“Não podia ter pensado que quanto mais o homem tenta escapar da morte mais se aproxima da autodestruição, não podia lhe passar pela cabeça que talvez fosse esse o desígnio oculto e traiçoeiro da ciência, sua contrapartida.”


 No ano de 1939, aos 27 anos, o antropólogo norte-americano Buell Quain se suicidou após sair da aldeia dos indígenas krahô, indo em direção a cidade de Carolina, no Tocantins. A morte, mesmo que investigada diversas vezes anos e anos depois, até hoje se mantêm misteriosa por não ter motivo aparente e ter sido abrupta. Ao saber desse fato em um artigo de jornal, Bernardo Carvalho resolveu investigar mais sobre essa morte para escrever um romance, porém encontrou diversas ligações com sua vida pessoal envolvidas na vida do antropólogo.

 Em uma genial mistura de investigação, realismo fantástico e romance epistolar, Bernardo Carvalho nos envolve nessa narrativa do início ao fim. Alternando os capítulos entre uma pessoa misteriosa escrevendo cartas para alguém que virá, contando suas experiências pessoais com Quain, e capítulos narrados sobre as pesquisas e investigações de Bernardo sobre a morte, é impossível não tentar descobrir por si só o que diabos houve em agosto de 1939. 

 A leitura nem sempre pode será fácil: há parágrafos que tomam mais de duas páginas. Mas isso não interferiu na minha experiência, pois eu fui tragada pela história facilmente e mal pude largar o livro nos dias em que me dediquei a ler ele. Como são apenas 150 páginas, você termina sem sequer notar, e fica com aquele sentimento de “o que aconteceu aqui?”; pois, basicamente, o final é aberto e a conclusão depende unicamente do que você captou e absorveu durante a leitura.

 Um ponto que eu achei extremamente interessante foi o teor autobiográfico presente no livro e como o autor o ligou com os fatos que perpassam a morte de Quain; com isso, a leitura fica interessante e dinâmica, sempre com algo a nos surpreender nas páginas.

 Porém, houve um ponto que me incomodou e que me impediu de dar 5 estrelas para esse livro. Como a morte do Quain está intrinsecamente ligada aos krahô, há diversas partes falando sobre eles e seus costumes, e consequentemente… ignorância.

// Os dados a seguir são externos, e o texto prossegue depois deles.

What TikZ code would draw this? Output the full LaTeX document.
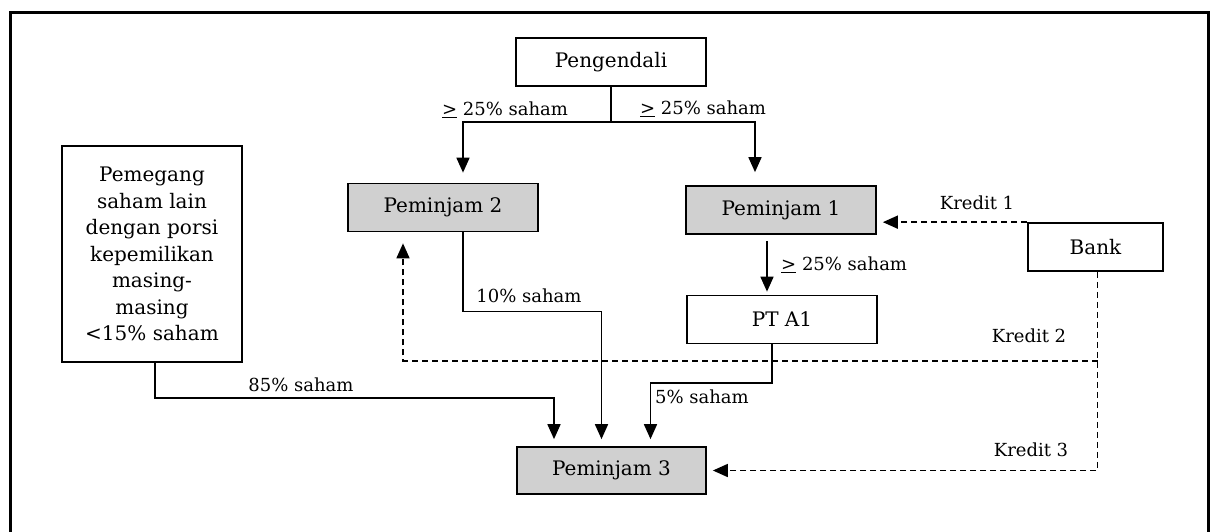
\documentclass[tikz,border=0pt]{standalone}
\usepackage{fontspec}
\setmainfont{DejaVu Serif}
\usetikzlibrary{arrows.meta}
\definecolor{shade}{RGB}{208,208,208}
\begin{document}
\begin{tikzpicture}[x=1pt,y=-1pt,
  box/.style={draw,line width=1.7pt,inner sep=0pt,minimum width=190pt,
    minimum height=48pt,font=\fontsize{20}{24}\selectfont},
  loan/.style={box,fill=shade},
  own/.style={line width=1.7pt,-{Triangle[width=13pt,length=15pt]}},
  credit/.style={own,dash pattern=on 6pt off 4pt},
  lbl/.style={font=\fontsize{18}{22}\selectfont,inner sep=0pt}]
\useasboundingbox (0,0) rectangle (1216,531);
\fill[white] (0,0) rectangle (1216,531);
% outer frame, open at the bottom edge
\draw[line width=3pt] (10,545) -- (10,12) -- (1208,12) -- (1208,545);

% entities
\node[box]  (peng) at (611,62)    {Pengendali};
\node[loan] (p2)   at (443,207.5) {Peminjam 2};
\node[loan] (p1)   at (781,210)   {Peminjam 1};
\node[box]  (pta)  at (782,319.5) {PT A1};
\node[box,minimum width=135pt] (bank) at (1095.5,247) {Bank};
\node[loan,minimum width=189pt,minimum height=47pt] (p3) at (611.5,470.5) {Peminjam 3};
\node[box,minimum width=180pt,minimum height=216pt,align=center,
  font=\fontsize{20}{26.5}\selectfont] (pem) at (152,254)
  {Pemegang\\saham lain\\dengan porsi\\kepemilikan\\masing-\\masing\\<15\% saham};

% shareholdings
\coordinate (j) at (611,122);
\draw[line width=1.7pt] (peng.south) -- (j);
\draw[own,shorten >=10pt] (j) -| ([xshift=20pt]p2.north);
\draw[own,shorten >=13pt] (j) -| ([xshift=-26pt]p1.north);
\draw[own,shorten <=6pt,shorten >=3pt] ([xshift=-14pt]p1.south) -- ([xshift=-14pt]p1.south |- pta.north);
\draw[own,shorten >=7pt] ([xshift=20pt]p2.south) -- ++(0,79) -| ([xshift=-10pt]p3.north);
\draw[own,shorten >=7pt] ([xshift=-10pt]pta.south) -- ++(0,38.7) -| ([xshift=39pt]p3.north);
\draw[own,shorten >=7pt] ([xshift=3pt]pem.south) -- ++(0,35) -| ([xshift=-57.5pt]p3.north);

\node[lbl] (l1) at (505,110) {\underline{>} 25\% saham};
\node[lbl] (l2) at (703,109) {\underline{>} 25\% saham};
\node[lbl,anchor=west] (l3) at (781,265) {\underline{>} 25\% saham};
\node[lbl] (l4) at (529,296) {10\% saham};
\node[lbl] (l5) at (702,397) {5\% saham};
\node[lbl] (l6) at (301,385) {85\% saham};

% credit lines from the bank
\draw[credit,shorten >=6pt] (bank.north west) -- (bank.north west -| p1.east);
\draw[credit,shorten >=6pt] ([xshift=2pt]bank.south) |- (p3.east);
\coordinate (k2) at ([xshift=2pt,yshift=-89pt]bank.south);
\draw[credit,shorten >=11pt] (k2) -| ([xshift=-40pt]p2.south);

\node[lbl] (c1) at (977,203) {Kredit 1};
\node[lbl] (c2) at (1029,336) {Kredit 2};
\node[lbl] (c3) at (1031,450) {Kredit 3};
\end{tikzpicture}
\end{document}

 A forma como o autor representou os indígenas me soou extremamente desrespeitoso e, para variar, apenas a perspectiva de um homem branco sobre uma cultura que não conhece. Isso me decepcionou, pois eu esperava um posicionamento diferente em um século em que aprendemos que, o que é diferente não é necessariamente selvagem, muito menos ruim. Creio que havia sim uma forma de representar os indígenas sem faltar com respeito pela cultura e modos deles, portanto isso deve ficar claro. Por mais que seja apenas o ponto de vista do qual já nos acostumamos, de plena ignorância e (nem tanta) falta de conhecimento sobre eles, isso não o isenta de críticas.

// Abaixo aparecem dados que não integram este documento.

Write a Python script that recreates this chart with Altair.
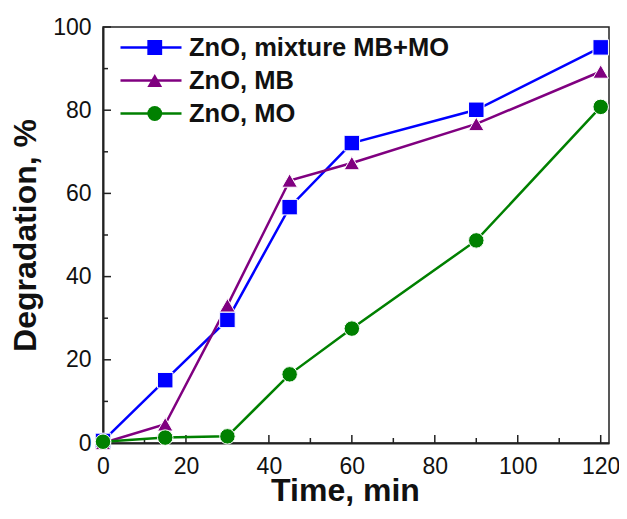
import altair as alt
import pandas as pd

time_min = [0, 15, 30, 45, 60, 90, 120]
mix_vals = [0.5, 15.1, 29.6, 56.7, 72.1, 80.1, 95.1]
mb_vals = [0, 4.5, 33.1, 63.1, 67.3, 76.7, 89.3]
mo_vals = [0.3, 1.3, 1.6, 16.5, 27.5, 48.7, 80.8]
series_names = ["ZnO, mixture MB+MO", "ZnO, MB", "ZnO, MO"]
series_colors = ["#0000FF", "#800080", "#008000"]
series_shapes = ["square", "triangle-up", "circle"]
x_ticks_major = [0, 20, 40, 60, 80, 100, 120]
x_ticks_minor = [10, 30, 50, 70, 90, 110]
y_ticks_major = [0, 20, 40, 60, 80, 100]
y_ticks_minor = [10, 30, 50, 70, 90]

rows = []
for name, vals in zip(series_names, [mix_vals, mb_vals, mo_vals]):
    for t, v in zip(time_min, vals):
        rows.append({"time": t, "deg": v, "series": name})
df = pd.DataFrame(rows)

FONT = "Liberation Sans"
W, H = 506, 416

xscale = alt.Scale(domain=[0, 122], nice=False, zero=False)
yscale = alt.Scale(domain=[0, 100], nice=False)

x_enc = alt.X("time:Q", scale=xscale, axis=alt.Axis(
    title="Time, min", values=x_ticks_major, tickSize=0, labelPadding=12,
    labelFontSize=23, labelFont=FONT, labelColor="#111", titleFont=FONT,
    titleFontSize=32, titleFontWeight="bold", titleColor="#111",
    titleX=242, titleY=57, titleAlign="center", titleBaseline="alphabetic",
    grid=False, domainColor="#222", domainWidth=2, labelFlush=False))
y_enc = alt.Y("deg:Q", scale=yscale, axis=alt.Axis(
    title="Degradation, %", values=y_ticks_major, tickSize=0, labelPadding=12,
    labelFontSize=23, labelFont=FONT, labelColor="#111", titleFont=FONT,
    titleFontSize=32, titleFontWeight="bold", titleColor="#111", titlePadding=10,
    grid=False, domainColor="#222", domainWidth=2, labelFlush=False))

lines = alt.Chart(df).mark_line(strokeWidth=2.5).encode(
    x=x_enc, y=y_enc,
    color=alt.Color("series:N", scale=alt.Scale(domain=series_names, range=series_colors),
                    sort=series_names,
                    legend=alt.Legend(title=None, orient="none", legendX=16, legendY=9,
                                      symbolType="stroke", symbolSize=3721, symbolStrokeWidth=2.5,
                                      labelFont=FONT, labelFontSize=25.5, labelFontWeight="bold",
                                      labelColor="#111", labelOffset=6, clipHeight=23,
                                      rowPadding=7, padding=0, labelLimit=0)),
)

points = alt.Chart(df).mark_point(filled=True, opacity=1, size=240, stroke="white", strokeWidth=1).encode(
    x=alt.X("time:Q", scale=xscale),
    y=alt.Y("deg:Q", scale=yscale),
    fill=alt.Fill("series:N", scale=alt.Scale(domain=series_names, range=series_colors),
                  sort=series_names, legend=None),
    shape=alt.Shape("series:N", scale=alt.Scale(domain=series_names, range=series_shapes),
                    sort=series_names,
                    legend=alt.Legend(title=None, orient="none", legendX=39, legendY=9,
                                      symbolSize=220, symbolStrokeWidth=0,
                                      labelFont=FONT, labelFontSize=25.5, labelOpacity=0,
                                      clipHeight=23, rowPadding=7, padding=0, labelLimit=0)),
)

xt_major = alt.Chart(pd.DataFrame({"v": x_ticks_major})).mark_rule(color="#222", strokeWidth=1.5).encode(
    x=alt.X("v:Q", scale=xscale), y=alt.value(H), y2=alt.value(H - 8))
xt_minor = alt.Chart(pd.DataFrame({"v": x_ticks_minor})).mark_rule(color="#222", strokeWidth=1.5).encode(
    x=alt.X("v:Q", scale=xscale), y=alt.value(H), y2=alt.value(H - 5))
yt_major = alt.Chart(pd.DataFrame({"v": y_ticks_major})).mark_rule(color="#222", strokeWidth=1.5).encode(
    y=alt.Y("v:Q", scale=yscale), x=alt.value(0), x2=alt.value(8))
yt_minor = alt.Chart(pd.DataFrame({"v": y_ticks_minor})).mark_rule(color="#222", strokeWidth=1.5).encode(
    y=alt.Y("v:Q", scale=yscale), x=alt.value(0), x2=alt.value(5))

chart = alt.layer(xt_major, xt_minor, yt_major, yt_minor, lines, points).resolve_scale(
    color="independent", fill="independent", shape="independent"
).properties(
    width=W, height=H,
    autosize=alt.AutoSizeParams(type="none"),
    padding={"left": 95, "top": 19, "right": 10, "bottom": 64},
    background="white",
).configure_view(stroke="#222", strokeWidth=1.5)

chart.save("out.html", embed_options={"renderer": "svg", "actions": False})
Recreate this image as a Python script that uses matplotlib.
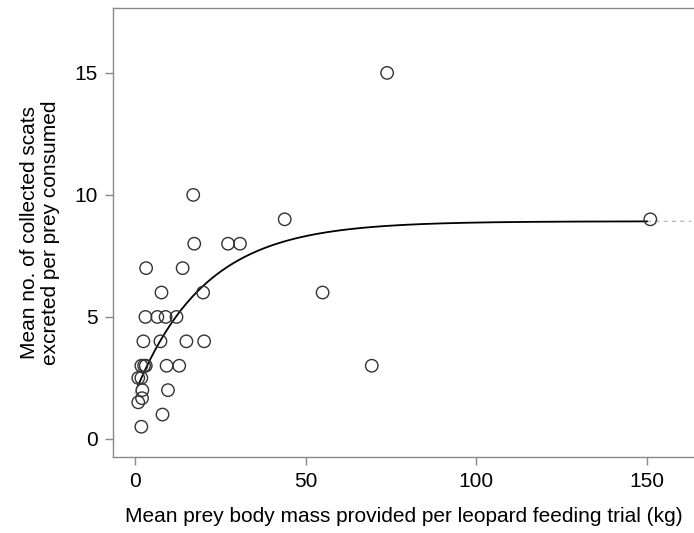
import matplotlib
matplotlib.use("Agg")
import matplotlib.pyplot as plt
import numpy as np

plt.rcParams['font.family'] = ['Liberation Sans', 'DejaVu Sans']

# mean prey body mass per trial (kg) and scats per prey consumed
prey_mass = [17.1, 43.9, 17.4, 27.3, 30.8, 3.3, 14.0, 7.8, 20.0, 55.0,
             3.1, 6.6, 9.0, 12.2, 2.5, 7.5, 15.1, 20.3, 1.9, 2.7,
             3.2, 9.3, 13.0, 1.0, 1.9, 2.2, 9.7, 2.1, 1.0, 8.1,
             1.9, 73.9, 151.0, 69.4]
scats = [10, 9, 8, 8, 8, 7, 7, 6, 6, 6,
         5, 5, 5, 5, 4, 4, 4, 4, 3, 3,
         3, 3, 3, 2.5, 2.5, 2, 2, 1.67, 1.5, 1,
         0.5, 15, 9, 3]

# fitted asymptotic curve  y = A - (A - y0) * exp(-k (x - x0))
fit_A = 8.92
fit_y0 = 2.2
fit_x0 = 1.0
fit_k = 0.049

def fit(x):
    return fit_A - (fit_A - fit_y0) * np.exp(-fit_k * (x - fit_x0))

x_ticks = [0, 50, 100, 150]
y_ticks = [0, 5, 10, 15]

fig = plt.figure(figsize=(6.94, 5.33), dpi=100)
ax = fig.add_axes([113 / 694, 1 - 457 / 533, 1 - 113 / 694, (457 - 8) / 533])

xs = np.linspace(fit_x0, 150, 400)
ax.plot(xs, fit(xs), color='black', lw=1.3, zorder=2)
xe = np.linspace(150, 163, 20)
ax.plot(xe, fit(xe), color='#bbbbbb', lw=1.0, ls=(0, (3, 3)), zorder=1)
xb = np.linspace(0, fit_x0, 5)
ax.plot(xb, fit(xb), color='#bbbbbb', lw=1.0, zorder=1)

ax.scatter(prey_mass, scats, s=80, facecolors='none', edgecolors='#333333',
           linewidths=1.0, zorder=3)

ax.set_xlim(-6.4, 163.8)
ax.set_ylim(-0.74, 17.66)
ax.set_xticks(x_ticks)
ax.set_yticks(y_ticks)

for side in ['left', 'bottom', 'top']:
    ax.spines[side].set_color('#888888')
    ax.spines[side].set_linewidth(1.0)
ax.spines['right'].set_visible(False)
ax.tick_params(direction='out', length=6, width=1.0, color='#888888',
               labelsize=15, labelcolor='black', pad=5)

ax.set_xlabel('Mean prey body mass provided per leopard feeding trial (kg)',
              fontsize=15, labelpad=11)
ax.set_ylabel('Mean no. of collected scats\nexcreted per prey consumed',
              fontsize=15, labelpad=10, linespacing=1.15)

fig.savefig('out.png', dpi=100)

 Enfim, esse livro se tornou leitura obrigatória da Fuvest, e entendo o porquê. Apesar dos pesares, reconheço a qualidade e misticidade que envolvem o livro todo. Após dias de ter lido esse livro, ainda me pergunto: por que Quain se matou?


Sobre o autor

Bernardo Carvalho é um escritor, tradutor e jornalista brasileiro; já ganhou o Prêmio Portugal Telecom de Literatura Brasileira com o livro Nove Noites, lançado em 2002.